China has taken several steps to stem capital outflows, estimated at $141.66 billion in August, as Premier Li Keqiang tries to revive an economy forecast to grow at the slowest pace in 25 years. The People’s Bank of China has ordered financial institutions to set aside 20 percent of yuan forward contract sales in reserve for a year with zero interest, while the State Administration of Foreign Exchange has told banks to conduct special checks on currency trading under capital accounts.
The nation’s leaders have signaled their support as well, with President Xi Jinping saying last month that there’s no basis for sustained depreciation. China’s efforts to get the yuan into the International Monetary Fund’s basket of reserve currencies received a boost recently, with the U.S. saying it backs inclusion provided existing criteria are met.
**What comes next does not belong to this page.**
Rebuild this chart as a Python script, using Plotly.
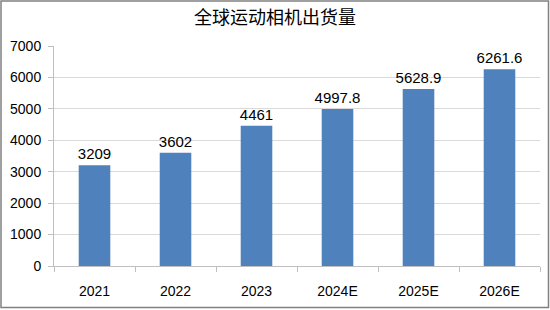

China’s foreign-exchange reserves fell a record $180 billion in the three months through September, according to Bloomberg calculations based on the data released by the PBOC on Wednesday.
The yuan overtook Japan’s yen to become the fourth most-used currency for global payments in August, rising to its highest ranking ever and boosting its claim for reserve status at the IMF. The proportion of transactions denominated in yuan climbed to a record 2.79 percent in August, from 2.34 percent in July, according to a Society for Worldwide Interbank Financial Telecommunications statement on Tuesday.
The yuan’s 12-month non-deliverable forwards rose 0.22 percent on Wednesday to 6.5340 a dollar, the strongest level since Aug. 12, according to data compiled by Bloomberg.
“The obvious interpretation is that panic over cascading capital flight was overdone,” according to a note from Bloomberg economists Tom Orlik and Fielding Chen. “After the equity market rout in July and the currency surprise in August, September was a period of relative calm.”